Results and Next Steps for Improvement
#

The algorithm successfully groups the OCR results into meaningful rows, using SP numbers (values greater than 1000) as unique identifiers. This approach effectively organizes the data and ensures that related information is stored together. However, after analyzing the results, there are a few areas where improvements can be made:

  1. Accuracy of OCR Output:
    The OCR process itself sometimes fails to capture numbers accurately, especially in images with poor quality or complex layouts. In some cases, OCR errors led to incorrect SP number identification or missing data. To address this, we can experiment with different OCR libraries (like Tesseract or EasyOCR) and fine-tune the preprocessing steps (such as denoising, adjusting image contrast, etc.) to improve the recognition accuracy.

  2. Handling Multiple SP Numbers in Close Proximity:
    In some cases, multiple SP numbers appeared close together, which may have caused the algorithm to misidentify data boundaries. A more sophisticated method of detecting and separating closely spaced SP numbers could help improve the results. For example, using image segmentation or adjusting the threshold for what constitutes an SP number could make this process more reliable.

  3. Improving Data Grouping Logic:
    While the current approach groups values into rows based on SP numbers, some edge cases—such as rows that span across multiple SP numbers or have multiple values greater than 1000—were not handled as expected. Future iterations could involve refining the logic to better capture these edge cases and ensure more accurate grouping of data.

  4. Handling Special Cases:
    Text-based values and annotations, while being correctly appended to rows, sometimes disrupted the flow of numerical data.

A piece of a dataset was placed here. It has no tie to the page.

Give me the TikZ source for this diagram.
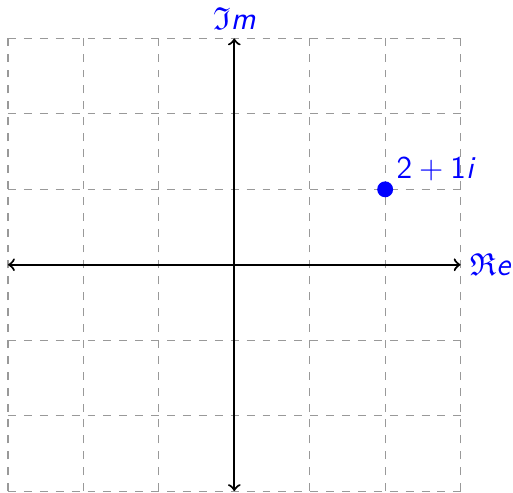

Implementing a more nuanced approach to separate numeric data from textual information (e.g., using regular expressions to identify and categorize data types) could improve the final output.


Key Takeaways:
#

  • Unique SP Numbers: The algorithm effectively identifies SP numbers greater than 1000, treating them as unique row identifiers, which helps organize the data.
  • Grouping and Row Management: Non-numeric values are handled appropriately, and the algorithm correctly groups related data under the right SP number.
  • Areas for Improvement: Improving OCR accuracy, handling edge cases, and refining data grouping logic will lead to more reliable results in the future.

This approach provides a solid foundation for processing OCR results. However, as with any machine learning or OCR-based system, continuous improvement is necessary to handle new data variations and achieve higher accuracy. The next steps will focus on refining the algorithm, ensuring better handling of edge cases, and enhancing the overall performance of the OCR process.